Begin RECORDED DATA

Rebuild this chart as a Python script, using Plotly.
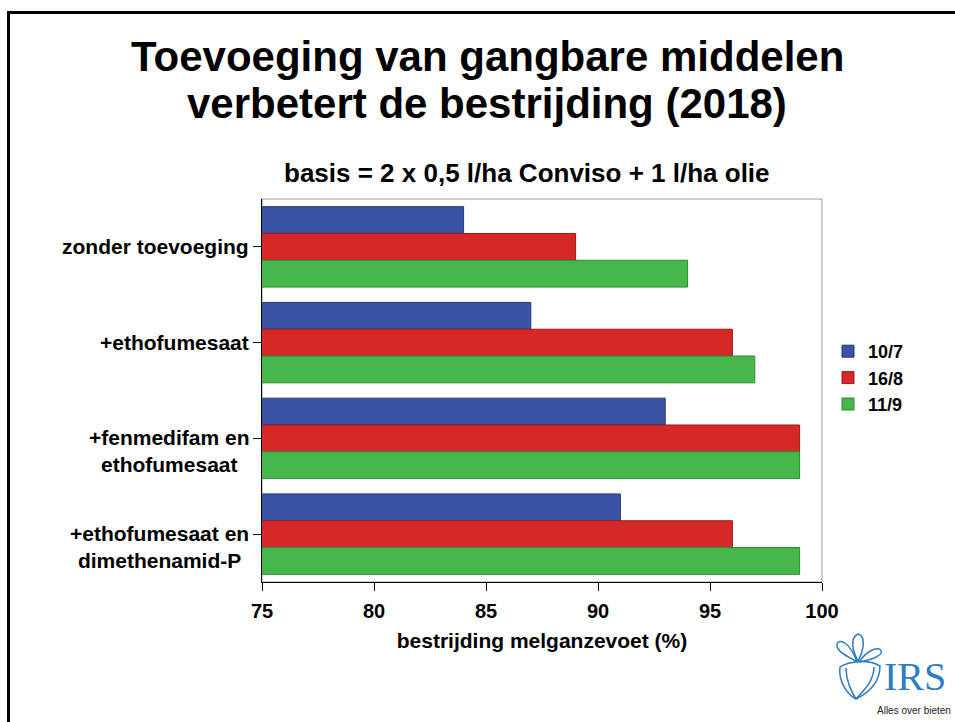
import re
import plotly.graph_objects as go

# ---- data ----
categories = ["zonder toevoeging", "+ethofumesaat", "+fenmedifam en<br>ethofumesaat",
              "+ethofumesaat en<br>dimethenamid-P"]
series_names = ["10/7", "16/8", "11/9"]
values_10_7 = [84, 87, 93, 91]
values_16_8 = [89, 96, 99, 96]
values_11_9 = [94, 97, 99, 99]
x_ticks = [75, 80, 85, 90, 95, 100]

title_lines = ["Toevoeging van gangbare middelen", "verbetert de bestrijding (2018)"]
subtitle = "basis = 2 x 0,5 l/ha Conviso + 1 l/ha olie"
x_title = "bestrijding melganzevoet (%)"

# ---- layout geometry (pixels) ----
W, H = 955, 722
L, R, T, B = 262, 822, 199, 582
FONT = "Liberation Sans, Arial, Helvetica, sans-serif"


def X(px):
    return (px - L) / (R - L)


def Y(py):
    return (B - py) / (B - T)


def to_paper(path):
    return re.sub(r'(-?\d+\.?\d*),(-?\d+\.?\d*)',
                  lambda m: f"{X(float(m.group(1))):.5f},{Y(float(m.group(2))):.5f}", path)


fills = ["#3a53a4", "#d72828", "#46b84b"]
borders = ["#28397a", "#9e1b1b", "#2e8a34"]

fig = go.Figure()
for name, vals, fc, bc in zip(series_names, [values_10_7, values_16_8, values_11_9], fills, borders):
    fig.add_trace(go.Bar(
        y=categories, x=vals, name=name, orientation="h",
        marker=dict(color=fc, line=dict(color=bc, width=1)),
        base=0,
    ))

annotations = []
# title lines
annotations.append(dict(text=title_lines[0], x=X(487), y=Y(57), xref="paper", yref="paper",
                        showarrow=False, xanchor="center", yanchor="middle",
                        font=dict(family=FONT, size=42, color="black", weight="bold")))
annotations.append(dict(text=title_lines[1], x=X(487), y=Y(103), xref="paper", yref="paper",
                        showarrow=False, xanchor="center", yanchor="middle",
                        font=dict(family=FONT, size=42, color="black", weight="bold")))
annotations.append(dict(text=subtitle, x=X(527), y=Y(173), xref="paper", yref="paper",
                        showarrow=False, xanchor="center", yanchor="middle",
                        font=dict(family=FONT, size=26, color="black", weight="bold")))
# y category labels (centered multi-line text)
for c in categories:
    n = c.count("<br>") + 1
    annotations.append(dict(text=c, x=0, y=c, xref="paper", yref="y", showarrow=False,
                            xanchor="right", yanchor="middle", align="center",
                            xshift=-11, yshift=-(n - 1) * 13,
                            font=dict(family=FONT, size=21, color="black", weight="bold")))
# logo text
annotations.append(dict(text="IRS", x=X(915), y=Y(676), xref="paper", yref="paper",
                        showarrow=False, xanchor="center", yanchor="middle",
                        font=dict(family="Liberation Serif, Times New Roman, serif", size=40,
                                  color="#2f7cc0")))
annotations.append(dict(text="Alles over bieten", x=X(914), y=Y(710), xref="paper", yref="paper",
                        showarrow=False, xanchor="center", yanchor="middle",
                        font=dict(family=FONT, size=10, color="#222222")))

shapes = []
# plot frame (grey top/right)
shapes.append(dict(type="rect", xref="paper", yref="paper", x0=0, x1=1, y0=0, y1=1,
                   line=dict(color="#9a9a9a", width=1), layer="below"))
# slide frame
shapes.append(dict(type="line", xref="paper", yref="paper", x0=X(8.5), x1=X(8.5),
                   y0=Y(11), y1=Y(722), line=dict(color="black", width=3)))
shapes.append(dict(type="line", xref="paper", yref="paper", x0=X(7), x1=X(955),
                   y0=Y(12.5), y1=Y(12.5), line=dict(color="black", width=3)))
# logo icon
icon_paths = [
    "M 840,667 C 838,682 848,695 856,699 C 866,694 880,684 880,666 C 870,660 850,660 840,667 Z",
    "M 846,668 C 846,682 852,692 856,699",
    "M 874,667 C 874,682 862,692 856,699",
    "M 857,662 C 848,656 836,652 837,644 C 839,638 850,642 857,662",
    "M 858,661 C 852,650 850,638 858,634 C 866,636 864,650 858,661",
    "M 859,662 C 866,652 876,646 881,650 C 884,656 870,660 859,662",
]
for p in icon_paths:
    shapes.append(dict(type="path", xref="paper", yref="paper", path=to_paper(p),
                       line=dict(color="#2f7cc0", width=1.5)))

fig.update_layout(
    width=W, height=H,
    margin=dict(l=L, r=W - R, t=T, b=H - B, pad=0),
    paper_bgcolor="white", plot_bgcolor="white",
    barmode="group", bargap=0.16, bargroupgap=0,
    showlegend=True,
    legend=dict(x=X(828), y=Y(378), xanchor="left", yanchor="middle",
                font=dict(family=FONT, size=18, color="black", weight="bold"),
                bgcolor="rgba(0,0,0,0)", tracegroupgap=0, traceorder="normal"),
    annotations=annotations,
    shapes=shapes,
    xaxis=dict(range=[75, 100], tickvals=x_ticks, ticktext=[str(v) for v in x_ticks],
               showgrid=False, zeroline=False, showline=True, linecolor="black", linewidth=1,
               ticks="outside", ticklen=8, tickcolor="black", tickwidth=1,
               ticklabelstandoff=3,
               tickfont=dict(family=FONT, size=20, color="black", weight="bold"),
               title=dict(text=x_title, standoff=12,
                          font=dict(family=FONT, size=21, color="black", weight="bold"))),
    yaxis=dict(categoryorder="array", categoryarray=categories, autorange="reversed",
               showgrid=False, zeroline=False, showline=True, linecolor="black", linewidth=1,
               ticks="outside", ticklen=8, tickcolor="black", tickwidth=1,
               showticklabels=False),
)

fig.write_html("out.html", config={"displayModeBar": False},
               post_script="document.body.style.margin='0';document.body.style.padding='0';")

End RECORDED DATA

◆ **REQUIRED WORK**
Everything from the first line to the line with "import plotly.graph_objects as go" must be repeated exactly, and nothing else. Leave the pictures out.

◆ **REPLY TO THE EXERCISE**
Rebuild this chart as a Python script, using Plotly.
import re
import plotly.graph_objects as go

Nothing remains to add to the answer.